KH: Yes. I really love horror movie soundtracks. My top three are The Shining, The Hunger, and Re-Animator. And I just, I love horror movie soundtracks, and those are my top three.
AVC: The Hunger is kind of a surprising one, because that’s not one that people often think of when they think of the classic horror soundtracks. What is it about that one that resonated with you?
KH: Well, if you listen to the album—your classic horror track is like a very spooky vibey sort of thing. And then you’ll have a classical piece, you know—Bach’s “Cello Suite #4,” and for some reason, it works. And then the next track will be another horror-sounding track, you know, eerie sounds and whatnot, weird percussion, and then you’ll have a track from Delibes, this French composer, and for some reason, to my ears, it flows. And it’s weird because there’s such a dichotomy from track to track, but for some reason I just love how it flows, and I can put that album on and walk away from it and just listen to it over and over again. It’s a very emotional soundtrack.
AVC: It almost sounds sort of like what you were describing, the reason you love The Cabin In The Woods—this sort of blending of all these different horror tropes and icons together in one film.
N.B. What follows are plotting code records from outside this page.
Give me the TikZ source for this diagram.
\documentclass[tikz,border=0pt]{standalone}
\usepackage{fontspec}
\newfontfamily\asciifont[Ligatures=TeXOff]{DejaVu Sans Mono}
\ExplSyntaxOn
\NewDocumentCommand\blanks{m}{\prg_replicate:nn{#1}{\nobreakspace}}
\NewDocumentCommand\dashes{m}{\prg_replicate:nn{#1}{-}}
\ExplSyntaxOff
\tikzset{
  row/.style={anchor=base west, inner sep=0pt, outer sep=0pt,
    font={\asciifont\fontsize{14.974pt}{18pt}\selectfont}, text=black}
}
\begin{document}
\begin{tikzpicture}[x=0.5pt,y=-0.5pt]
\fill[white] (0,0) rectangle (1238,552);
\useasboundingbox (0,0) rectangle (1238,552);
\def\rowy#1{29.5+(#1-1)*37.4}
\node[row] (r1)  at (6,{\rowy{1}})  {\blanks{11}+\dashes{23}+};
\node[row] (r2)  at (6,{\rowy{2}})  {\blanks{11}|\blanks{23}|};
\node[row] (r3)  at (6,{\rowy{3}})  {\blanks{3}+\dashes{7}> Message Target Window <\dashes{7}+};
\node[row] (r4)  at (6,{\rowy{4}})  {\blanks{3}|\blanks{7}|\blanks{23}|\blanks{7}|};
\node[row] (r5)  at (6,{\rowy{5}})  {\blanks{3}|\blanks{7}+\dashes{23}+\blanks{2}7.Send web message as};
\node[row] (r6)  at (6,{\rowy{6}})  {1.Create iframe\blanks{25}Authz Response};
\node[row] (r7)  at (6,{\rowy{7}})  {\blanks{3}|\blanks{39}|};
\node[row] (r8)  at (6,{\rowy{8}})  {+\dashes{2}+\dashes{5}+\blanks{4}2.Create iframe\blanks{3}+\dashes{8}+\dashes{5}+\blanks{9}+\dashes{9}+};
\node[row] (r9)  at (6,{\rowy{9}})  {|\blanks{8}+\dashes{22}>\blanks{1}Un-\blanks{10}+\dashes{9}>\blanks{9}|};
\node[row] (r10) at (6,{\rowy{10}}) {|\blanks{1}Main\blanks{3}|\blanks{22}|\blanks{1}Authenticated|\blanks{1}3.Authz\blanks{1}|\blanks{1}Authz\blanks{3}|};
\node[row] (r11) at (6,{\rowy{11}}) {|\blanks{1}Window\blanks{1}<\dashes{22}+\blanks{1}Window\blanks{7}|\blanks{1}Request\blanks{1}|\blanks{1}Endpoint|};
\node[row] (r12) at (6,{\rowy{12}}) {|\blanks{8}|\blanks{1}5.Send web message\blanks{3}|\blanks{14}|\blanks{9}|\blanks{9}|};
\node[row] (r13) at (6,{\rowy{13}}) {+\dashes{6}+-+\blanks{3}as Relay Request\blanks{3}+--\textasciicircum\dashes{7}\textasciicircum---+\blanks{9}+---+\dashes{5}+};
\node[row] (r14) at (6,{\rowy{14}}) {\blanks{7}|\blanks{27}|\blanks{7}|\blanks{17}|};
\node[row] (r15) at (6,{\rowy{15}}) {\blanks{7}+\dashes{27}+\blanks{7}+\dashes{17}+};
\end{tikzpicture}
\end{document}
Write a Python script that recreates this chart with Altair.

KH: Yeah and there’s a congruency there that one would not expect. And I think that’s something that I look for in a lot of places, is similarity between things that you would not find similar. I think that sums it up. And that soundtrack, The Hunger, is a good example of that. As The Cabin In The Woods is.
AVC: Since this is your second time doing the festival, is there anything you learned from the first one that resulted in changes this time around?
KH: Yeah. You need to have a good staff in place. The day of the event, you know, anything can happen. And I’ve learned to expect complete and utter chaos, and I’ve learned to be prepared to deal with chaos. [Laughs.]